Sólo como caso excepcional, en un momento dado del camino, poco antes de llegar
a Jerusalén, y por iniciativa de Jesús, los discípulos le traen un asno para él
sólo, como ya hemos comentado. También hemos de referirnos a los caminos en sí.
Como se sabe, los romanos fueron expertos ingenieros y llenaron todo el imperio
de una tupida red de calzadas cuidadosamente construidas según una refinada técnica.

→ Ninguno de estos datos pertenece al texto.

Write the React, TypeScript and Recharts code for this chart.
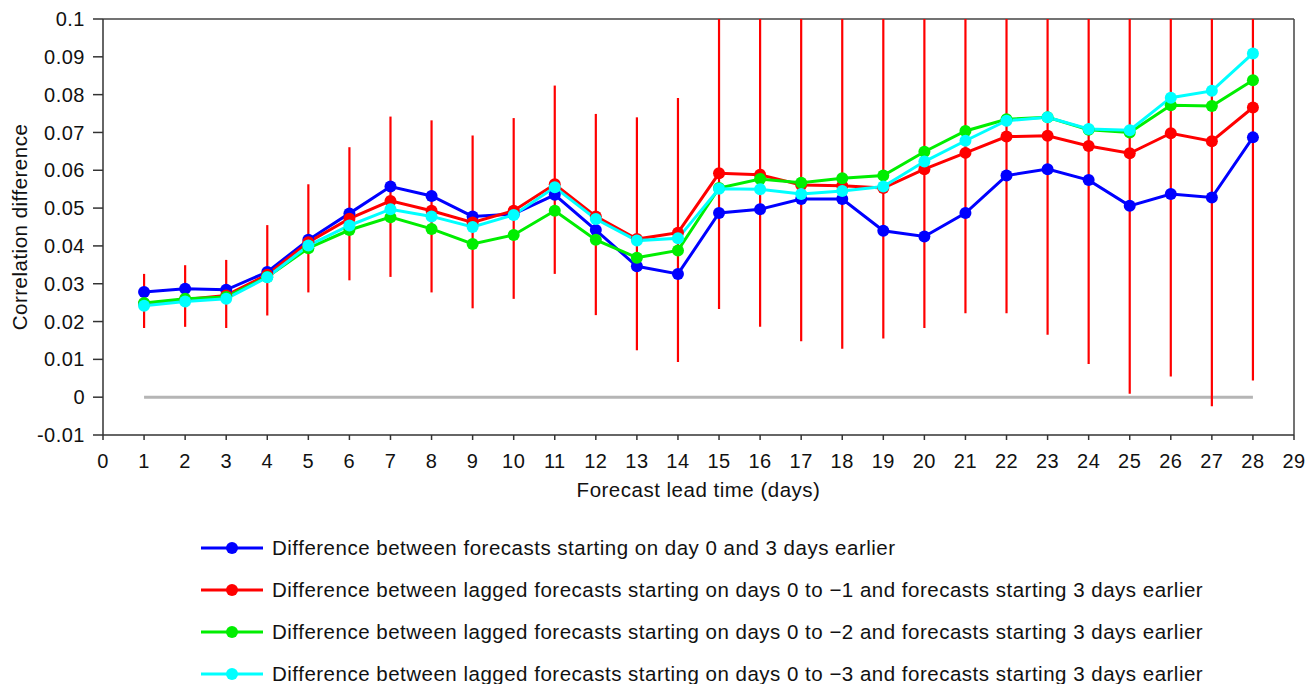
import { CartesianGrid, ErrorBar, Line, LineChart, ReferenceLine, XAxis, YAxis } from 'recharts'

const days = [1, 2, 3, 4, 5, 6, 7, 8, 9, 10, 11, 12, 13, 14, 15, 16, 17, 18, 19, 20, 21, 22, 23, 24, 25, 26, 27, 28]

const blue = [0.0278, 0.0287, 0.0284, 0.0331, 0.0416, 0.0486, 0.0557, 0.0532, 0.0478, 0.0484, 0.0535, 0.0442, 0.0346, 0.0326, 0.0487, 0.0497, 0.0524, 0.0524, 0.044, 0.0425, 0.0487, 0.0586, 0.0603, 0.0574, 0.0506, 0.0537, 0.0528, 0.0687]
const red = [0.0247, 0.0258, 0.0269, 0.0324, 0.041, 0.0472, 0.0519, 0.0493, 0.0462, 0.0493, 0.0563, 0.0478, 0.0418, 0.0435, 0.0592, 0.0588, 0.0561, 0.0559, 0.0553, 0.0603, 0.0646, 0.0689, 0.0691, 0.0664, 0.0645, 0.0698, 0.0677, 0.0766]
const green = [0.0249, 0.026, 0.0265, 0.0318, 0.0394, 0.0442, 0.0476, 0.0445, 0.0405, 0.0429, 0.0493, 0.0416, 0.0369, 0.0388, 0.0553, 0.0577, 0.0567, 0.0579, 0.0586, 0.0649, 0.0704, 0.0735, 0.074, 0.0707, 0.07, 0.0772, 0.077, 0.0838]
const cyan = [0.0242, 0.0253, 0.026, 0.0317, 0.0401, 0.0454, 0.0497, 0.0478, 0.045, 0.0482, 0.0555, 0.0471, 0.0414, 0.042, 0.0551, 0.055, 0.0537, 0.0545, 0.0557, 0.0623, 0.0678, 0.0731, 0.074, 0.0709, 0.0706, 0.0792, 0.081, 0.0909]

// red error bar extents (upper values clipped at the top of the frame)
const errLower = [0.0183, 0.0186, 0.0183, 0.0216, 0.0277, 0.0309, 0.0318, 0.0277, 0.0235, 0.026, 0.0326, 0.0217, 0.0124, 0.0093, 0.0233, 0.0186, 0.0148, 0.0128, 0.0155, 0.0183, 0.0222, 0.0222, 0.0165, 0.0088, 0.0009, 0.0055, -0.0024, 0.0044]
const errUpper = [0.0326, 0.0349, 0.0363, 0.0455, 0.0563, 0.0661, 0.0742, 0.0732, 0.0692, 0.0738, 0.0824, 0.0749, 0.074, 0.0791, 0.1, 0.1, 0.1, 0.1, 0.1, 0.1, 0.1, 0.1, 0.1, 0.1, 0.1, 0.1, 0.1, 0.1]

const xTicks = [0, 1, 2, 3, 4, 5, 6, 7, 8, 9, 10, 11, 12, 13, 14, 15, 16, 17, 18, 19, 20, 21, 22, 23, 24, 25, 26, 27, 28, 29]
const yTicks = [-0.01, 0, 0.01, 0.02, 0.03, 0.04, 0.05, 0.06, 0.07, 0.08, 0.09, 0.1]
const yTickLabels = ['-0.01', '0', '0.01', '0.02', '0.03', '0.04', '0.05', '0.06', '0.07', '0.08', '0.09', '0.1']

const seriesNames = [
  'Difference between forecasts starting on day 0 and 3 days earlier',
  'Difference between lagged forecasts starting on days 0 to \u22121 and forecasts starting 3 days earlier',
  'Difference between lagged forecasts starting on days 0 to \u22122 and forecasts starting 3 days earlier',
  'Difference between lagged forecasts starting on days 0 to \u22123 and forecasts starting 3 days earlier',
]
const seriesKeys = ['blue', 'red', 'green', 'cyan']
const seriesColors = ['#0000ff', '#ff0000', '#00ee00', '#00ffff']

const data = days.map((d, i) => ({
  day: d,
  blue: blue[i],
  red: red[i],
  green: green[i],
  cyan: cyan[i],
  err: [red[i] - errLower[i], errUpper[i] - red[i]],
}))

const FONT = '"Liberation Sans", Arial, Helvetica, sans-serif'
const textStyle = { fontSize: 20, fill: '#111', fontFamily: FONT, letterSpacing: 0.5 }

function yLabel(v: number) {
  const i = yTicks.findIndex((t) => Math.abs(t - v) < 1e-6)
  return i >= 0 ? yTickLabels[i] : String(v)
}

export default function App() {
  return (
    <div style={{ position: 'absolute', left: 0, top: 0, width: 1306, height: 684, background: '#fff', fontFamily: FONT }}>
      <LineChart width={1306} height={520} data={data} margin={{ top: 19, right: 12, left: 0, bottom: 15 }}>
        <CartesianGrid stroke="none" />
        <XAxis
          dataKey="day"
          type="number"
          domain={[0, 29]}
          ticks={xTicks}
          interval={0}
          tick={textStyle}
          tickSize={5}
          tickMargin={14}
          height={70}
          stroke="#333"
          strokeWidth={1.5}
          label={{ value: 'Forecast lead time (days)', position: 'insideBottom', offset: 8, style: { ...textStyle, fontSize: 20.5 } }}
        />
        <YAxis
          type="number"
          domain={[-0.01, 0.1]}
          ticks={yTicks}
          interval={0}
          tickFormatter={yLabel}
          tick={textStyle}
          tickSize={10}
          tickMargin={8}
          width={103}
          stroke="#333"
          strokeWidth={1.5}
          allowDataOverflow
          label={{ value: 'Correlation difference', angle: -90, position: 'insideLeft', offset: 20, style: { ...textStyle, fontSize: 20.5, textAnchor: 'middle' } }}
        />
        <ReferenceLine y={0.1} stroke="#444" strokeWidth={1.5} />
        <ReferenceLine x={29} stroke="#444" strokeWidth={1.5} />
        <ReferenceLine segment={[{ x: 1, y: 0 }, { x: 28, y: 0 }]} stroke="#b5b5b5" strokeWidth={3} />
        <Line dataKey="red" stroke="none" dot={false} activeDot={false} isAnimationActive={false} legendType="none">
          <ErrorBar dataKey="err" direction="y" width={0} stroke="#ff0000" strokeWidth={2.2} isAnimationActive={false} />
        </Line>
        {seriesKeys.map((k, i) => (
          <Line
            key={k}
            dataKey={k}
            name={seriesNames[i]}
            stroke={seriesColors[i]}
            strokeWidth={3}
            dot={{ r: 6, fill: seriesColors[i], stroke: seriesColors[i], strokeWidth: 0 }}
            activeDot={false}
            isAnimationActive={false}
          />
        ))}
      </LineChart>
      <div style={{ position: 'absolute', left: 201, top: 527 }}>
        {seriesNames.map((n, i) => (
          <div key={n} style={{ display: 'flex', alignItems: 'center', height: 42, fontSize: 20.5, letterSpacing: 0.5, color: '#111', whiteSpace: 'nowrap' }}>
            <svg width={62} height={14} style={{ marginRight: 9, flex: 'none' }}>
              <line x1={0} y1={7} x2={62} y2={7} stroke={seriesColors[i]} strokeWidth={3} />
              <circle cx={31} cy={7} r={6} fill={seriesColors[i]} />
            </svg>
            <span>{n}</span>
          </div>
        ))}
      </div>
    </div>
  )
}
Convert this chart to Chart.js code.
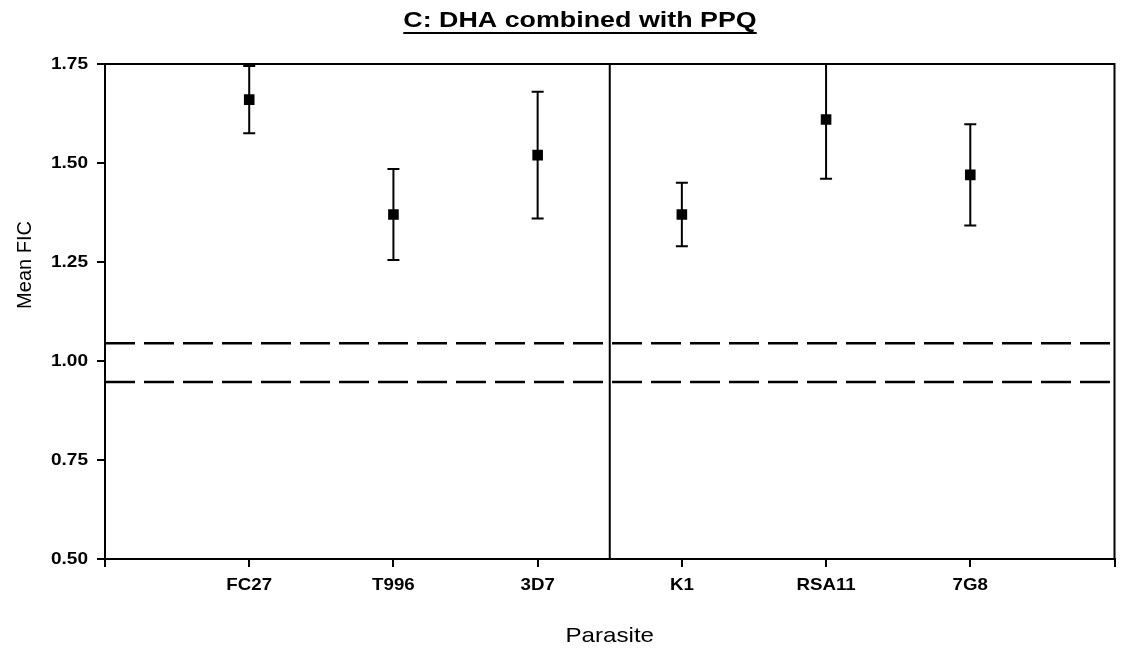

Solían tener éstas una anchura de unos 5 m, y su solera se componía de cuatro
capas sucesivas de grava y cemento con un enlosado final de piedras de gran
tamaño. Se hallaban perfectamente señalizadas en cuanto a destino y distancias
en millas, valiéndose de miliarios de piedra. Igualmente estaban bien
atendidas, con puestos de recambio para caballos y mesones (mansiones), y,
cuando era necesario, incluso vigiladas y defendidas por soldados. Pero esta
visión acerca de las vías romanas ni puede aplicarse por igual a todos los
rincones ni a todas las épocas del imperio. A veces se dice que en la Palestina
de Jesús no existían aún estas calzadas romanas, que datarían más bien de
finales del siglo I y del siglo II. Creemos que esto es verdad sólo
relativamente. Es cierto que la red de calzadas del país data principalmente de
los
tiempos de Trajano y Adriano, a quienes aluden algunos de los miliarios
descubiertos, pero tampoco podemos creer que durante la época de la provincia
procuratoriana el gobierno tuviera tan descuidado el tema de las comunicaciones
como para no construir calzadas. De hecho tenemos ya noticias que atestiguan la
existencia de estas calzadas en la época de Nerón, al menos en la costa. Según
creemos, no se trataría de una nueva construcción, sino de una reparación de
vías anteriores. Estas, sin duda, serían remozadas, ampliadas y puestas a punto
después de la guerra del 66-73 d.C , y, por tanto, la obra que en ellas
descubre la arqueología ha de ser atribuida a esa época, pero hay que contar
razonablemente con que ya existían con anterioridad, como sucede en otras
regiones del imperio, incluso más apartadas y menos importantes que Palestina. En
resumidas cuentas, en la época de Jesús habría calzadas romanas para las rutas
principales y caminos sin empedrar para la mayoría de los itinerarios
provinciales y locales. En este caso no hay que pensar en puentes. Ello supone
que en pleno invierno sería peligroso atravesar los wadis, y que las escasas corrientes
fluviales permanentes del país deberían ser salvadas en todo tiempo a través de
vados.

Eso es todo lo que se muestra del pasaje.